9) Common pitfalls (and quick fixes)

  • Great demo, weak product: stale indices and poor metadata. Fix chunking, metadata, and refresh cadence.
  • Agent runs wild: missing budgets and approval paths. Add rate limits, timeouts, and human checkpoints.
  • Latency shocks: overlong contexts and heavy tool chains. Compress inputs, cache, and prefetch.
  • No trust from users: unexplained answers.

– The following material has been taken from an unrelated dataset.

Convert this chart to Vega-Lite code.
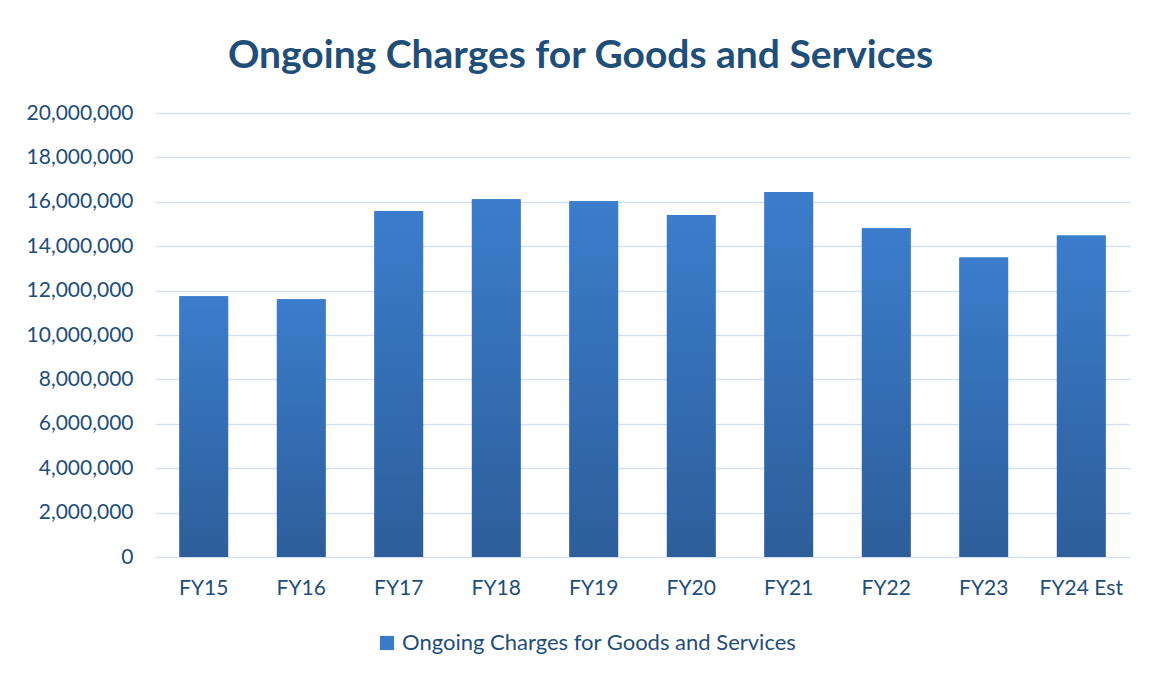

Show sources, confidence cues, and a “Why this result” panel.


10) Team shape that scales

  • Gateway owner: maintains prompts, tools, routing, logs, and evaluations.
  • Data steward: owns ingestion, chunking, and indexing quality.
  • Safety lead: tests for adversarial inputs and policy failures.
  • PM/UX: designs explanation surfaces and handles feedback loops.


11) A pre-launch checklist

  • Each route has token and time budgets, plus a fallback path.
  • Tools are validated, rate-limited, and labeled by side-effect.
  • Retrieval logs which chunks were used in each answer.
  • The UI renders citations and handles unsafe content safely.
  • Golden sets exist and pass clear thresholds.
  • Dashboards track quality, alignment, cost, and time.
  • Human review exists for high-impact outputs.


Closing thought


Sustainable AI isn’t about squeezing the largest possible model into your app. It’s about building a dependable system where retrieval is honest, tools are safe, answers are verifiable, and performance is measured every day. Make those choices early, and your team will ship AI that customers actually trust—and keep using.